Wondering out loud about his place in the pantheon of comedians, Buress ventures this: “For me, I just want to be very comical. It’s just different ways to make people laugh. So I like to have goofy physical jokes, something that’s real dumb and dirty, or just something about eating, or something political. I want to be able to do a little bit of everything.”

Then he finds a metaphor: “Like basketball. There’s a lot of different ways to get to the basket. Some people are 3-point specialists, where they just spot-up at the line. Some people are in the post: They’re big, they stay by the basket, they get rebounds, they put those back. Some people have a midrange jump shot. I want to be able to score in as many ways as possible.”

These days, Buress says, he’s fashioning his career after comedians-turned-entertainment-moguls such as Seth Rogen and Judd Apatow. And although he doesn’t avoid talking about himself as a black comedian, Buress doesn’t focus much on race in his jokes, nor does he seem to think of blackness as a defining trope. “I’ve been compared to a lot of people, white and black,” he says. “I just do comedy. I tell stories and I talk about stuff I think is funny. And I’m black. I’m a black man. That’s how I contextualize it.”

Buress worked the black comedy club circuit early in his career but acknowledges that his audiences since have been mostly white. However, he says that lately more African Americans have been coming to his shows: “I joke a lot saying that I’m doing a reverse crossover.”

Buress says he’d eventually like to have his own TV series and a production house while continuing to act and do standup. “The ultimate thing is creating your own stuff and making projects for yourself,” he says. “That’s what Seth Rogen does. He’s writing and producing a lot of the movies that he’s the lead in.”

 

Back at the Vic, Buress has the crowd wrapped around his finger as he jumps from stories about peeing himself at a dance club (the result of taking Ecstasy) to getting suckered into a Mexican time-share racket. He starts a story about teaching his niece and nephew how to gamble but is momentarily derailed trying to remember their ages. He begins to mutter into the mike but cuts himself off: “Nope.
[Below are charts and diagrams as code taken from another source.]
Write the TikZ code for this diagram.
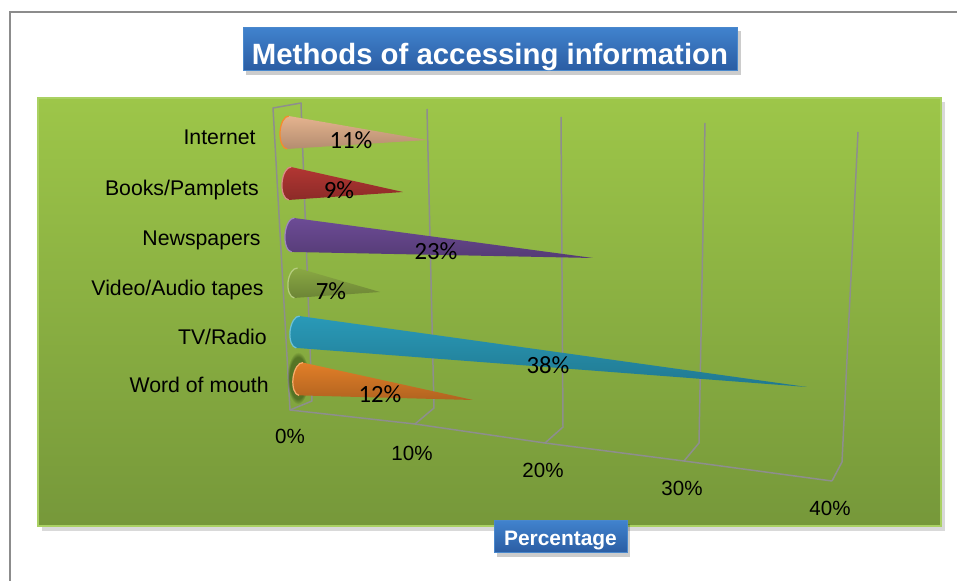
\documentclass[tikz,border=0pt]{standalone}
\usepackage{fontspec}
\setmainfont{Liberation Sans}
\newfontfamily\valfont{Carlito}
\usetikzlibrary{calc,fadings}

\definecolor{framegray}{HTML}{8C8C8C}
\definecolor{axisgray}{HTML}{8E8E8E}
\definecolor{panelTop}{HTML}{9DC649}
\definecolor{panelBot}{HTML}{76983A}
\definecolor{panelEdge}{HTML}{AAD163}
\definecolor{boxTop}{HTML}{4183CE}
\definecolor{boxBot}{HTML}{2B5DA3}
\definecolor{boxEdge}{HTML}{4A88CC}
\definecolor{wallshade}{HTML}{2F4A10}
\definecolor{coneInet}{HTML}{F9C39B}
\definecolor{coneBook}{HTML}{C23B37}
\definecolor{conePaper}{HTML}{7652A3}
\definecolor{coneTape}{HTML}{96B84A}
\definecolor{coneTV}{HTML}{2DA7C8}
\definecolor{coneWord}{HTML}{F68A2C}

\tikzstyle{axisline}=[draw=axisgray,line width=0.85pt,line join=round]
\tikzstyle{catlabel}=[anchor=east,inner sep=0pt,text height=8.7pt,text depth=0pt,font=\fontsize{12.1}{14}\selectfont]
\tikzstyle{ticklabel}=[inner sep=0pt,text height=8.4pt,text depth=0pt,font=\fontsize{11.7}{14}\selectfont]
\tikzstyle{vallabel}=[inner sep=0pt,text height=9pt,text depth=0pt,font=\valfont\fontsize{14.1}{16}\selectfont]
\tikzstyle{bluebox}=[draw=boxEdge,line width=0.4pt,top color=boxTop,bottom color=boxBot,text=white,inner sep=0pt]

\begin{document}
\begin{tikzpicture}[x=0.02cm,y=-0.02cm]
\useasboundingbox (0,0) rectangle (957,581);
\def \rx {8};

% outer frame
\draw[framegray,line width=0.6pt] (10,581) -- (10,12) -- (957,12);

% plot area
\fill[black,opacity=0.15] (42,102) rectangle (945,531);
\shade[top color=panelTop,bottom color=panelBot] (38,98) rectangle (941,526);
\draw[panelEdge,line width=0.8pt] (38,98) rectangle (941,526);

% back wall and floor
\coordinate (c0) at (290,410);
\draw[axisline] (c0) -- (273,108) -- (301,103) -- (312,401) -- cycle;
\draw[axisline] (c0) -- (415,424) -- (545,443) -- (684,461) -- (832,481);
\foreach \i/\fx/\fy/\kx/\ky/\tx/\ty in {1/415/424/434/408/427/109, 2/545/443/563/427/561/117, 3/684/461/699/443/705/123, 4/832/481/842/462/858/132} {
	\coordinate (f\i) at (\fx,\fy);
	\coordinate (k\i) at (\kx,\ky);
	\coordinate (t\i) at (\tx,\ty);
	\draw[axisline] (f\i) -- (k\i) -- (t\i);
};

\foreach \i/\lx/\ly in {0/290/436, 10/412/453, 20/543/470, 30/682/488, 40/830/508} {
	\node[ticklabel] (tick\i) at (\lx,\ly) {\i\%};
};

% shadow on the wall
\fill[wallshade,opacity=0.55,path fading=circle with fuzzy edge 20 percent] (298,378) ellipse[x radius=11,y radius=26];

% cones
\foreach \i/\bx/\by/\ry/\ax/\ay/\col/\rim in {
	1/288/132.5/16.5/427/140/coneInet/coneWord,
	2/290/183.5/16.5/403/192/coneBook/coneBook!60!white,
	3/293/235/17/593/258/conePaper/conePaper!70!white,
	4/296/283/15/380/292/coneTape/coneTape!70!white,
	5/298/332/16/807/387/coneTV/coneTV!70!white,
	6/301/379/16.5/473/400/coneWord/coneWord!70!white} {
	\pgfmathsetmacro\len{veclen(\ax-\bx,\ay-\by)}
	\pgfmathsetmacro\ang{atan2(\by-\ay,\ax-\bx)}
	\begin{scope}[shift={(\bx,\by)},rotate=\ang]
		\shade[top color=\col!92!black,middle color=\col!80!white,bottom color=\col!72!black]
		(0,-\ry) arc[start angle=270,end angle=90,x radius=\rx,y radius=\ry] -- (\len,0) -- cycle;
		\draw[\rim,line width=0.7pt] (0,-\ry) arc[start angle=270,end angle=90,x radius=\rx,y radius=\ry];
	\end{scope}
};

\foreach \i/\t/\lx/\ly in {1/Internet/256/137, 2/{Books/Pamplets}/259/188, 3/Newspapers/261/238, 4/{Video/Audio tapes}/264/288, 5/{TV/Radio}/267/337, 6/Word of mouth/269/385} {
	\node[catlabel] (cat\i) at (\lx,\ly) {\t};
};

\foreach \i/\v/\lx/\ly in {1/11/351/141, 2/9/339/191, 3/23/436/252, 4/7/331/292, 5/38/548/366, 6/12/380/395} {
	\node[vallabel] (val\i) at (\lx,\ly) {\v\%};
};

% title and axis title
\fill[black,opacity=0.2] (246,31) rectangle (741,75);
\node[bluebox,minimum width=9.88cm,minimum height=0.86cm,text height=18pt,text depth=0pt,font=\fontsize{16.7}{20}\selectfont\bfseries] (title) at (490,48.5) {Methods of accessing information};

\fill[black,opacity=0.2] (497,524) rectangle (630,557);
\node[bluebox,minimum width=2.66cm,minimum height=0.65cm,text height=9.9pt,text depth=0pt,font=\fontsize{11.9}{14}\selectfont\bfseries] (xtitle) at (560.5,536.3) {Percentage};

\end{tikzpicture}
\end{document}
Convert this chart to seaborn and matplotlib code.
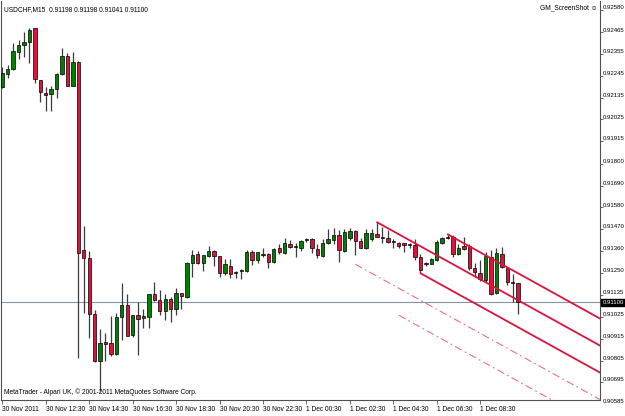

I am not going to say that dumb shit I was about to, because I do not have the IQ of a Windy City Live host!” The people in the audience howl. They are with him.

Buress runs with it—and his diatribe against the morning talk show is in full swing again. “This is a weird beef I’m starting right here,” he says, laughing. Then, as though reading a newspaper headline out loud at the breakfast table, he booms, “Hannibal Rails Against Morning TV Show!” He looks up for effect. “Doesn’t Hannibal have better shit to do?”